Merger And Acquisition Deals Return To Pre-Covid Levels In 2021

Merger And Acquisition Deals Return To Pre-Covid Levels In 2021
Global upstream M&A deals rebounded to pre-Covid-19 levels in 2021, reaching a total of $181 billion, a 70 percent increase over 2020.

In total, public independents acquired around 34 billion boe of resources in 2021 and sold approximately 21 billion boe, resulting in a net resource growth of about 13 billion boe for public independents.

Among public companies, the majors were the most aggressive in divesting resources in 2021, reducing their collective resources by about 5.5 billion boe on a net basis.

The largest inorganic resource reduction among majors was made by Shell, which divested nearly 3 billion boe in North America, 500 million boe in Africa, and 200 million boe in Asia. In total, Shell sold around 3.3 billion boe net for more than $11 billion in net proceeds in 2021.

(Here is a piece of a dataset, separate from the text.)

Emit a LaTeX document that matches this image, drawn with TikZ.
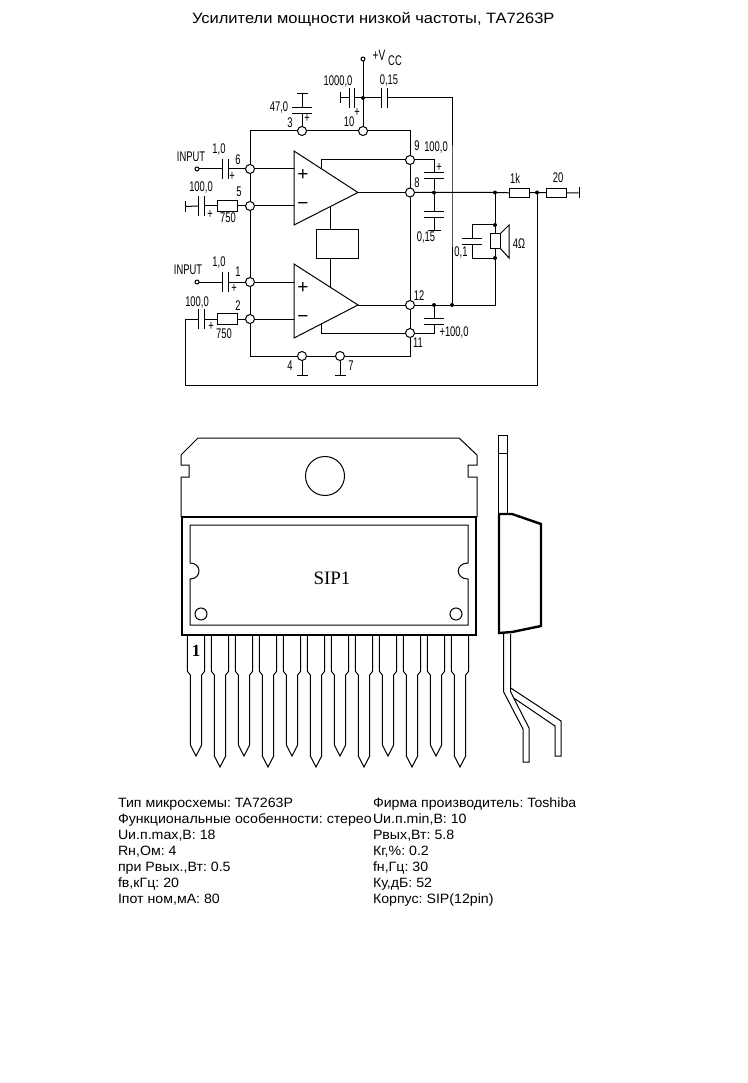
\documentclass[tikz,border=0pt]{standalone}
\usepackage{fontspec}
\setmainfont{Liberation Sans}
\newfontfamily\narrowf[FakeStretch=0.67]{Liberation Sans}
\newfontfamily\infof[FakeStretch=1.05]{Liberation Sans}
\newfontfamily\titlef[FakeStretch=1.1]{Liberation Sans}
\newfontfamily\serf{Liberation Serif}
\usetikzlibrary{calc}
\tikzset{
  wire/.style={line width=1pt,line cap=butt,line join=miter},
  pinc/.style={circle,draw,fill=white,line width=1pt,inner sep=0pt,minimum size=9pt,outer sep=0pt},
  termc/.style={circle,draw,fill=white,line width=1pt,inner sep=0pt,minimum size=4pt,outer sep=0pt},
  jdot/.style={circle,fill=black,inner sep=0pt,minimum size=4pt,outer sep=0pt},
  resbox/.style={rectangle,draw,fill=white,line width=1pt,inner sep=0pt,outer sep=0pt,minimum width=20pt,minimum height=11pt},
  vplate/.style={rectangle,fill=black,inner sep=0pt,outer sep=0pt,minimum width=0.8pt,minimum height=20pt},
  hplate/.style={rectangle,fill=black,inner sep=0pt,outer sep=0pt,minimum height=0.8pt,minimum width=20pt},
  gndv/.style={rectangle,fill=black,inner sep=0pt,outer sep=0pt,minimum width=0.8pt,minimum height=11pt},
  gndh/.style={rectangle,fill=black,inner sep=0pt,outer sep=0pt,minimum height=0.8pt,minimum width=11pt},
  lab/.style={inner sep=0pt,outer sep=0pt,font=\narrowf\fontsize{14}{14}\selectfont},
  info/.style={inner sep=0pt,outer sep=0pt,anchor=base west,font=\infof\fontsize{13.5}{14}\selectfont\frenchspacing},
  sym/.style={inner sep=0pt,outer sep=0pt,font=\fontsize{19}{19}\selectfont},
  thin1/.style={line width=1pt,line join=miter},
  thick1/.style={line width=2.4pt,line join=miter},
}
\begin{document}
\begin{tikzpicture}[x=1pt,y=-1pt]
\useasboundingbox (0,0) rectangle (747,1083);
\fill[white] (0,0) rectangle (747,1083);

% title
\node[info,font=\titlef\fontsize{15}{15}\selectfont\frenchspacing] at (192,24) {Усилители мощности низкой частоты, ТА7263Р};

% ---- pins
\node[pinc] (p3) at (302,131) {};
\node[pinc] (p10) at (363,131) {};
\node[pinc] (p6) at (250,169) {};
\node[pinc] (p5) at (250,206) {};
\node[pinc] (p1) at (250,282) {};
\node[pinc] (p2) at (250,319) {};
\node[pinc] (p4) at (302,356) {};
\node[pinc] (p7) at (340,356) {};
\node[pinc] (p9) at (410,160) {};
\node[pinc] (p8) at (410,192.5) {};
\node[pinc] (p12) at (410,305) {};
\node[pinc] (p11) at (410,333) {};
\node[termc] (vcc) at (363,59) {};
\node[termc] (in6) at (197,169) {};
\node[termc] (in1) at (197,282) {};

% junctions
\node[jdot] (j10) at (363,98) {};
\node[jdot] (j8c) at (434,192.5) {};
\node[jdot] (jsp) at (495,192.5) {};
\node[jdot] (jfb) at (537,192.5) {};
\node[jdot] (jsa) at (495,225) {};
\node[jdot] (jsb) at (495,258) {};
\node[jdot] (j12c) at (434,305) {};
\node[jdot] (j12f) at (452,305) {};

% rail corners and free ends
\coordinate (tl) at (250,131);
\coordinate (tr) at (410,131);
\coordinate (bl) at (250,356);
\coordinate (br) at (410,356);
\coordinate (c015r) at (452,98);
\coordinate (cross) at (452,192.5);
\coordinate (s12) at (495,305);
\coordinate (fbb) at (537,385);
\coordinate (fbl) at (185,385);
\coordinate (fbu) at (185,319);
\coordinate (c9) at (434,160);
\coordinate (c11) at (434,333);
\coordinate (ca) at (472,225);
\coordinate (cb) at (472,258);

% amplifiers
\coordinate (uTop) at (294,151);
\coordinate (uBot) at (294,225);
\coordinate (uTip) at (358,192.5);
\coordinate (uP) at (294,169);
\coordinate (uM) at (294,206);
\coordinate (uFb) at (321,168.2);
\coordinate (uFbc) at (321,160);
\coordinate (uLink) at (330,206.5);
\coordinate (lTop) at (294,264);
\coordinate (lBot) at (294,338);
\coordinate (lTip) at (358,305);
\coordinate (lP) at (294,282);
\coordinate (lM) at (294,319);
\coordinate (lFb) at (321,324);
\coordinate (lFbc) at (321,333);
\coordinate (lLink) at (330,287);
\draw[wire] (uTop) -- (uTip) -- (uBot) -- cycle;
\draw[wire] (lTop) -- (lTip) -- (lBot) -- cycle;
\node[rectangle,draw,line width=1pt,inner sep=0pt,outer sep=0pt,minimum width=42pt,minimum height=28pt] (bias) at (337.5,244) {};
\coordinate (bT) at (330,230);
\coordinate (bB) at (330,258);
\node[sym] at (303,175) {+};
\node[sym] at (303,206.5) {−};
\node[sym] at (303,288) {+};
\node[sym] at (303,319) {−};

% capacitors (plates)
\node[vplate] (c1a) at (349.5,98) {};
\node[vplate] (c1b) at (354.5,98) {};
\node[gndv] (g1) at (340,98) {};
\node[vplate] (c2a) at (381.5,98) {};
\node[vplate] (c2b) at (387,98) {};
\node[hplate] (c3a) at (302,113.5) {};
\node[hplate] (c3b) at (302,107.5) {};
\node[gndh] (g3) at (302,93) {};
\node[vplate] (c6a) at (222.5,169) {};
\node[vplate] (c6b) at (228,169) {};
\node[gndv] (g5) at (185,206.5) {};
\node[vplate] (c5a) at (198.5,206) {};
\node[vplate] (c5b) at (204,206) {};
\node[resbox] (r5) at (227,206) {};
\node[vplate] (c1i) at (222.5,282) {};
\node[vplate] (c1j) at (228,282) {};
\node[vplate] (c2i) at (198.5,319) {};
\node[vplate] (c2j) at (204,319) {};
\node[resbox] (r2) at (227,319) {};
\node[gndh] (g4) at (302,375) {};
\node[gndh] (g7) at (340,375) {};
\node[hplate] (c9a) at (434,172.5) {};
\node[hplate] (c9b) at (434,178) {};
\node[hplate] (c8a) at (434,211.5) {};
\node[hplate] (c8b) at (434,217) {};
\node[gndh,minimum width=13pt] (g8) at (434,230) {};
\node[hplate] (c12a) at (434,318.5) {};
\node[hplate] (c12b) at (434,324) {};
\node[hplate] (csa) at (472,238.5) {};
\node[hplate] (csb) at (472,244) {};
\node[resbox,minimum width=20pt,minimum height=9pt] (r1k) at (519,193) {};
\node[resbox,minimum width=20pt,minimum height=9pt] (r20) at (556,193) {};
\node[gndv] (g20) at (579,193) {};
\node[resbox,minimum width=10pt,minimum height=14pt] (rsp) at (495,241) {};

% wires
\draw[wire] (vcc) -- (j10) -- (p10);
\draw[wire] (g1) -- (c1a);
\draw[wire] (c1b) -- (j10) -- (c2a);
\draw[wire] (c2b) -- (c015r) -- (cross) -- (j12f);
\draw[wire] (p3) -- (c3a);
\draw[wire] (c3b) -- (g3);
\draw[wire] (p6) -- (tl) -- (p3) -- (p10) -- (tr) -- (p9);
\draw[wire] (p6) -- (p5) -- (p1) -- (p2) -- (bl) -- (p4) -- (p7) -- (br) -- (p11);
\draw[wire] (p9) -- (p8) -- (p12) -- (p11);
\draw[wire] (in6) -- (c6a);
\draw[wire] (c6b) -- (p6);
\draw[wire] (g5) -- (c5a);
\draw[wire] (c5b) -- (r5) -- (p5);
\draw[wire] (in1) -- (c1i);
\draw[wire] (c1j) -- (p1);
\draw[wire] (c2j) -- (r2) -- (p2);
\draw[wire] (c2i) -- (fbu) -- (fbl) -- (fbb) -- (jfb);
\draw[wire] (p6) -- (uP);
\draw[wire] (p5) -- (uM);
\draw[wire] (p1) -- (lP);
\draw[wire] (p2) -- (lM);
\draw[wire] (uTip) -- (p8);
\draw[wire] (lTip) -- (p12);
\draw[wire] (uFb) -- (uFbc) -- (p9);
\draw[wire] (lFb) -- (lFbc) -- (p11);
\draw[wire] (uLink) -- (bT);
\draw[wire] (bB) -- (lLink);
\draw[wire] (p4) -- (g4);
\draw[wire] (p7) -- (g7);
\draw[wire] (p9) -- (c9) -- (c9a);
\draw[wire] (c9b) -- (j8c) -- (c8a);
\draw[wire] (c8b) -- (g8);
\draw[wire] (p12) -- (j12c) -- (j12f) -- (s12) -- (jsb);
\draw[wire] (j12c) -- (c12a);
\draw[wire] (c12b) -- (c11) -- (p11);
\draw[wire] (p8) -- (j8c) -- (jsp) -- (r1k) -- (jfb) -- (r20) -- (g20);
\draw[wire] (jsp) -- (jsa) -- (rsp) -- (jsb);
\draw[wire] (jsa) -- (ca) -- (csa);
\draw[wire] (csb) -- (cb) -- (jsb);
\draw[wire] (rsp.north east) -- (509,225) -- (509,258) -- (rsp.south east);

% labels
\node[lab,font=\narrowf\fontsize{15}{15}\selectfont] at (379,55) {+V};
\node[lab,font=\narrowf\fontsize{14}{14}\selectfont] at (395,61) {CC};
\node[lab] at (338,82) {1000,0};
\node[lab] at (389,81) {0,15};
\node[lab] at (279,108) {47,0};
\node[lab] at (290,123) {3};
\node[lab] at (307,118) {+};
\node[lab] at (357,112) {+};
\node[lab] at (349,122) {10};
\node[lab] at (191,157) {INPUT};
\node[lab] at (219,150) {1,0};
\node[lab] at (238,160) {6};
\node[lab] at (232,176) {+};
\node[lab] at (201,188) {100,0};
\node[lab] at (239,192) {5};
\node[lab] at (210,214) {+};
\node[lab] at (228,218) {750};
\node[lab] at (188,270) {INPUT};
\node[lab] at (219,263) {1,0};
\node[lab] at (238,272) {1};
\node[lab] at (234,288) {+};
\node[lab] at (197,303) {100,0};
\node[lab] at (238,306) {2};
\node[lab] at (211,326) {+};
\node[lab] at (224,334) {750};
\node[lab] at (290,366) {4};
\node[lab] at (351,366) {7};
\node[lab] at (417,146) {9};
\node[lab] at (436,148) {100,0};
\node[lab] at (417,183) {8};
\node[lab] at (439,167) {+};
\node[lab] at (426,238) {0,15};
\node[lab] at (515,178) {1k};
\node[lab] at (558,178) {20};
\node[lab] at (519,244) {4Ω};
\node[lab] at (461,253) {0,1};
\node[lab] at (419,296) {12};
\node[lab] at (418,343) {11};
\node[lab] at (454,333) {+100,0};

% ---- package front view
\draw[thin1] (181,517) -- (181,477) -- (189,477) -- (189,465) -- (181,465) -- (181,455) -- (198,438) -- (459,438) -- (477,455) -- (477,465) -- (468,465) -- (468,477) -- (477,477) -- (477,517);
\draw[thin1] (325,476) circle[radius=19.5];
\foreach \i in {0,...,11}{
  \pgfmathsetmacro{\xl}{187.3+24*\i}
  \pgfmathsetmacro{\xr}{\xl+17.4}
  \pgfmathsetmacro{\xa}{\xl+3}
  \pgfmathsetmacro{\xb}{\xr-3}
  \pgfmathsetmacro{\xm}{\xl+8.7}
  \pgfmathsetmacro{\ye}{mod(\i,2)==0 ? 745 : 756}
  \pgfmathsetmacro{\yt}{\ye+11}
  \draw[thin1] (\xl,635) -- (\xl,671) -- (\xa,675) -- (\xa,\ye) -- (\xm,\yt) -- (\xb,\ye) -- (\xb,675) -- (\xr,671) -- (\xr,635);
}
\draw[thick1,fill=white] (182,517) rectangle (476,635);
\draw[thin1] (190,525) -- (468,525) -- (468,563) .. controls (455,563) and (455,579) .. (468,579) -- (468,625) -- (190,625) -- (190,579) .. controls (202,579) and (202,563) .. (190,563) -- cycle;
\draw[thin1] (201,614) circle[radius=6];
\draw[thin1] (456,614) circle[radius=6];
\node[inner sep=0pt,font=\serf\fontsize{19}{19}\selectfont] (sip) at (332,578) {SIP1};
\node[inner sep=0pt,font=\serf\bfseries\fontsize{17}{17}\selectfont] (one) at (196,651) {1};

% ---- package side view
\draw[thin1] (498,513) -- (498,435) -- (507.3,435) -- (507.3,513);
\draw[thin1] (498,453) -- (507.3,453);
\draw[thin1] (503.7,634) -- (503.7,692) -- (523,729) -- (523,762) -- (529,762) -- (529,728) -- (513.7,698) -- (555,726) -- (555,756) -- (561,756) -- (561,721) -- (510.7,688);
\draw[thin1] (510.7,634) -- (510.7,692) -- (513.7,698);
\draw[thick1,fill=white] (499,514) -- (512,514) -- (541,524) -- (541,626) -- (512,632) -- (499,633) -- cycle;

% ---- data
\node[info] at (118,807) {Тип микросхемы: TA7263P};
\node[info] at (118,823) {Функциональные особенности: стерео};
\node[info] at (118,839) {Uи.п.max,В: 18};
\node[info] at (118,855) {Rн,Ом: 4};
\node[info] at (118,871) {при Рвых.,Вт: 0.5};
\node[info] at (118,887) {fв,кГц: 20};
\node[info] at (118,903) {Iпот ном,мА: 80};
\node[info] at (373,807) {Фирма производитель: Toshiba};
\node[info] at (373,823) {Uи.п.min,В: 10};
\node[info] at (373,839) {Pвых,Вт: 5.8};
\node[info] at (373,855) {Кг,\%: 0.2};
\node[info] at (373,871) {fн,Гц: 30};
\node[info] at (373,887) {Ку,дБ: 52};
\node[info] at (373,903) {Корпус: SIP(12pin)};
\end{tikzpicture}
\end{document}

ExxonMobil – the major with the second-largest inorganic resource reduction in 2021 – divested net resources of nearly 1 billion boe for a net amount of about $3.8 billion, mainly through sales in Europe and Asia.

Public independents spent more than 75 percent of the segment’s acquisitions costs on acquiring assets from other public players, including majors, to which around 10 percent of the total amount spent on upstream acquisitions was paid. Public companies acquired assets worth $125 billion and sold assets for about $114 billion. Private companies in total acquired assets for $45 billion and sold assets for around $46 billion.

Looking ahead

The deal pipeline is robust, and the upstream M&A market looks set to continue to strengthen, with deals in the U.S. likely to remain a crucial driver of the global deal value. Large sales in other regions may also materialize in 2022, particularly if majors continue to streamline their portfolios.

While resources under development and production can receive high values in the current environment, buyers appear to be more cautious about discovered resources. Without larger changes in the macroeconomic environment, this discrepancy could persist.

However, a further steady increase in valuations for producing and under development resources appears unlikely, judging by historical values.